China is pledging to stop the spread of weapons of mass destruction, while at the same time saying it opposes unilateral efforts to limit weapons proliferation.
In a 28-page position paper released Wednesday, China detailed its strategy to stop the distribution of weapons to rogue nations.
Chinese Vice Foreign Minister Zhang Yesui introduced the document at a diplomatic reception Wednesday.
Mr. Zhang says that as a responsible member of the world community, China attaches great importance to the nonproliferation issue.
In the paper, China appeared to take aim at the United States and the approach that Washington took this year in making sure that Iraq had no weapons of mass destruction. It said that "unilateralism and double standards" should be abandoned.

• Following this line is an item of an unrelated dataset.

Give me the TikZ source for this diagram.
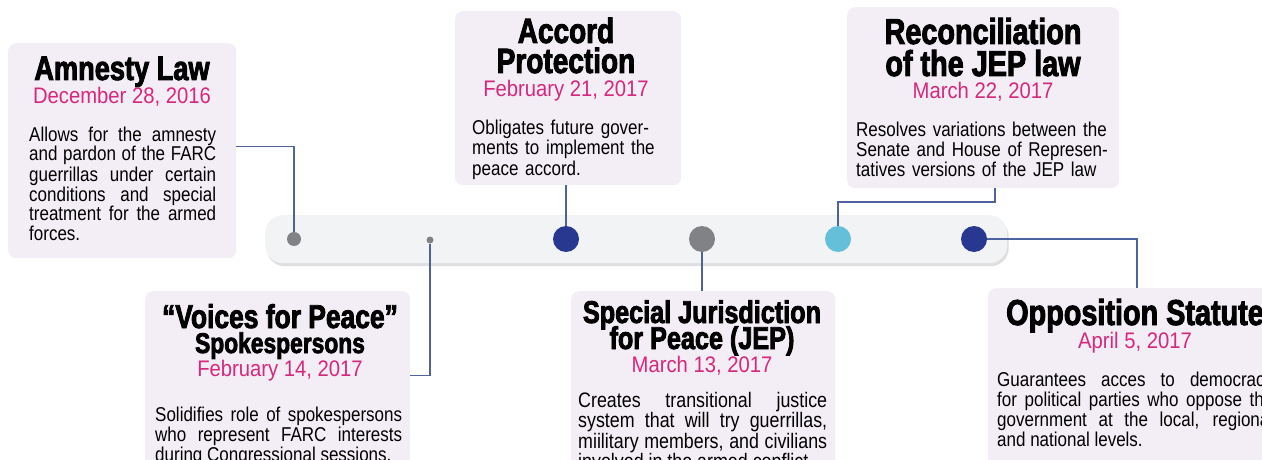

Beijing was among the most vocal opponents of the U.S.-led invasion of Iraq.
The attack followed allegations by the Bush administration that Iraq was developing weapons of mass destruction.
The United States welcomed the document Wednesday. A statement by the U.S. Embassy in Beijing said Washington will continue to work with China on nonproliferation issues.
The position paper details ways that China makes sure its companies and government agencies do not export weapons technology. The paper also says that Beijing does not encourage or help any nations attempting to obtain weapons of mass destruction.
Analysts say the paper, which was released as Prime Minister Wen Jiabao prepares to visit the United States next week, also is China's answer to past complaints by other nations, including the United States. Washington and others have accused Beijing of exporting weapons and technology to countries such as Iran, North Korea, and Pakistan.
China has angrily denied the accusations.